Imaging 0.36 nm Lattice Planes in Conjugated Polymers by Minimizing Beam Damage
Brooke Kuei, Carol M. Bator, Enrique D. Gomez
Abstract
Transmission electron microscopy can resolve the atomic structure of materials with 0.5 Å resolution. High-resolution transmission electron microscopy (HRTEM) of soft materials, however, is limited by beam damage. We characterized damage in a series of conjugated polymers comprising poly(3-hexylthiophene-2,5-diyl) (P3HT), poly(3-dodecylthiophene-2,5-diyl) (P3DDT), and poly[(5,6-difluoro-2,1,3-benzothiadiazol-4,7-diyl)-alt-(3,3″’-di(2-octyldodecyl)-2,2′;5′,2″;5″,2″’-quaterthiophene-5,5″’-diyl)] (PffBT4T-2OD) by monitoring the decay of electron diffraction peaks as a function of dose rate, beam blanking, and temperature. We also measured the decay of low-loss electron energy-loss spectra as a function of dose rate. These damage experiments suggest that the dominant mechanism of beam damage in conjugated polymers is the diffusion of a reacting species generated from ionization, likely of side chains.
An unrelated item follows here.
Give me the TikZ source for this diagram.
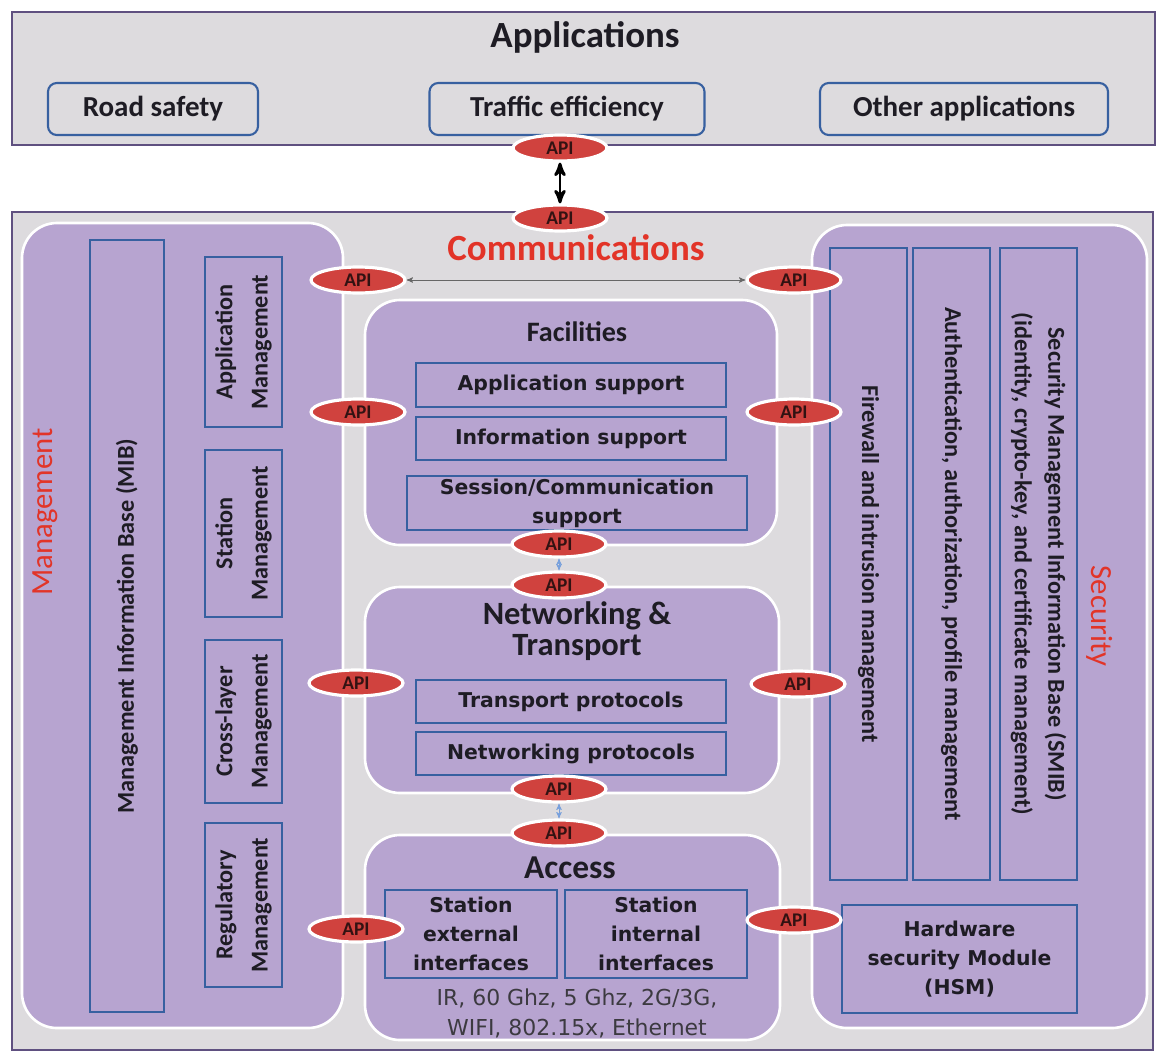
\documentclass[tikz,border=0pt]{standalone}
\usepackage{fontspec}
\setmainfont{Carlito}
\newfontfamily\widefont{DejaVu Sans}
\usetikzlibrary{shapes.geometric, arrows}

\definecolor{frame}{RGB}{95,80,128}
\definecolor{bggray}{RGB}{221,219,222}
\definecolor{lav}{RGB}{183,164,208}
\definecolor{boxblue}{RGB}{55,96,160}
\definecolor{apired}{RGB}{208,66,62}
\definecolor{apitext}{RGB}{50,18,18}
\definecolor{titlered}{RGB}{226,52,40}
\definecolor{darktext}{RGB}{30,28,36}
\definecolor{phytext}{RGB}{60,58,64}
\definecolor{linkblue}{RGB}{120,160,220}

\begin{document}
\begin{tikzpicture}[x=0.02cm, y=-0.02cm, >=stealth', semithick,
     sz/.style 2 args={minimum width=#1*0.02cm, minimum height=#2*0.02cm, inner sep=0pt},
     layer/.style={draw=frame, line width=1.6pt, fill=bggray},
     panel/.style={draw=white, line width=1.5pt, fill=lav, rounded corners=0.7cm},
     appbox/.style={draw=boxblue, line width=1.2pt, fill=bggray, rounded corners=5pt, text=darktext,
       font=\bfseries\fontsize{16.5}{19}\selectfont},
     blk/.style={draw=boxblue, line width=1.1pt, fill=lav, align=center, text=darktext,
       font=\bfseries\fontsize{13.8}{20}\selectfont},
     wideblk/.style={blk, font=\widefont\bfseries\fontsize{11.6}{16.5}\selectfont},
     ttl/.style={align=center, text=darktext, font=\bfseries\fontsize{16}{18}\selectfont},
     redttl/.style={text=titlered, font=\fontsize{17.5}{20}\selectfont},
     api/.style={ellipse, fill=apired, draw=white, line width=1.8pt, sz={94}{26}, text=apitext,
       font=\bfseries\fontsize{11}{12}\selectfont},
  ]
  \path[use as bounding box] (0,0) rectangle (1158,1055);

  % applications layer
  \node[layer, sz={1143}{133}] (apps) at (583.5,78.5) {};
  \node[ttl, font=\bfseries\fontsize{21}{24}\selectfont] (appsT) at (585,37) {Applications};
  \node[appbox, sz={210}{52}] (road) at (153,109) {Road safety};
  \node[appbox, sz={275}{52}] (traffic) at (567,109) {Traffic efficiency};
  \node[appbox, sz={288}{52}] (other) at (964,109) {Other applications};

  % communications layer and side panels
  \node[layer, sz={1141}{838}] (comm) at (582.5,631) {};
  \node[panel, sz={321}{805}] (mgmt) at (182.5,625.5) {};
  \node[panel, sz={335}{803}] (sec) at (979.5,626.5) {};
  \node[panel, sz={412}{245}] (fac) at (571,422.5) {};
  \node[panel, sz={414}{206}] (net) at (572,690) {};
  \node[panel, sz={415}{205}] (acc) at (572.5,937.5) {};

  \node[redttl, font=\bfseries\fontsize{21}{23}\selectfont] (commT) at (576,248) {Communications};
  \node[redttl, rotate=90] (mgmtT) at (45,512) {Management};
  \node[redttl, rotate=-90] (secT) at (1100,616) {Security};

  % management
  \node[blk, rotate=90, sz={772}{74}] (mib) at (127,626) {Management Information Base (MIB)};
  \node[blk, rotate=90, sz={170}{77}] (appM) at (243.5,342) {Application\\Management};
  \node[blk, rotate=90, sz={167}{77}] (staM) at (243.5,533.5) {Station\\Management};
  \node[blk, rotate=90, sz={163}{77}] (crossM) at (243.5,721.5) {Cross-layer\\Management};
  \node[blk, rotate=90, sz={164}{77}] (regM) at (243.5,905) {Regulatory\\Management};

  % security
  \node[blk, rotate=-90, sz={632}{77}] (fw) at (868.5,564) {Firewall and intrusion management};
  \node[blk, rotate=-90, sz={632}{77}] (auth) at (951.5,564) {Authentication, authorization, profile management};
  \node[blk, rotate=-90, sz={632}{77}, font=\bfseries\fontsize{13.8}{19}\selectfont] (smib) at (1038.5,564)
    {Security Management Information Base (SMIB)\\(identity, crypto-key, and certificate management)};
  \node[wideblk, sz={235}{108}] (hsm) at (959.5,959) {Hardware\\security Module\\(HSM)};

  % facilities
  \node[ttl] (facT) at (577,332) {Facilities};
  \node[wideblk, sz={310}{44}] (appS) at (571,385) {Application support};
  \node[wideblk, sz={310}{43}] (infoS) at (571,438.5) {Information support};
  \node[wideblk, sz={340}{54}] (sessS) at (577,503) {Session/Communication\\support};

  % networking and transport
  \node[ttl, font=\bfseries\fontsize{18.5}{18}\selectfont] (netT) at (577,631) {Networking \&\\Transport};
  \node[wideblk, sz={310}{43}] (trP) at (571,701.5) {Transport protocols};
  \node[wideblk, sz={310}{43}] (nwP) at (571,753.5) {Networking protocols};

  % access
  \node[ttl, font=\bfseries\fontsize{19}{21}\selectfont] (accT) at (570,868) {Access};
  \node[wideblk, sz={172}{88}] (extI) at (471,934) {Station\\external\\interfaces};
  \node[wideblk, sz={182}{88}] (intI) at (656,934) {Station\\internal\\interfaces};
  \node[align=center, text=phytext, font=\widefont\fontsize{12.5}{17}\selectfont] (phy) at (577,1013)
    {IR, 60 Ghz, 5 Ghz, 2G/3G,\\WIFI, 802.15x, Ethernet};

  % API
  \node[api] (apiA) at (560,148) {API};
  \node[api] (apiC) at (560,218) {API};
  \node[api] (mApi1) at (358,280) {API};
  \node[api] (mApi2) at (358,412) {API};
  \node[api] (mApi3) at (356,683) {API};
  \node[api] (mApi4) at (356,929) {API};
  \node[api] (sApi1) at (794,280) {API};
  \node[api] (sApi2) at (794,412) {API};
  \node[api] (sApi3) at (798,684) {API};
  \node[api] (sApi4) at (794,920) {API};
  \node[api] (fApi) at (559,544) {API};
  \node[api] (nApiN) at (559,585) {API};
  \node[api] (nApiS) at (559,789) {API};
  \node[api] (aApi) at (559,833) {API};

  \draw[<->, line width=1.6pt] (apiA) -- (apiC);
  \draw[<->, gray!80!black, thin] (mApi1) -- (sApi1);
  \draw[<->, linkblue, thin] (fApi) -- (nApiN);
  \draw[<->, linkblue, thin] (nApiS) -- (aApi);
\end{tikzpicture}
\end{document}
Elucidating a mechanistic description of radiation effects leads to imaging protocols that can minimize damage, which enables the direct imaging of 3.6 Å π–π stacking in a solution-processed conjugated polymer (PffBT4T-2OD), improving state-of-the-art resolution of this class of materials by an order of magnitude.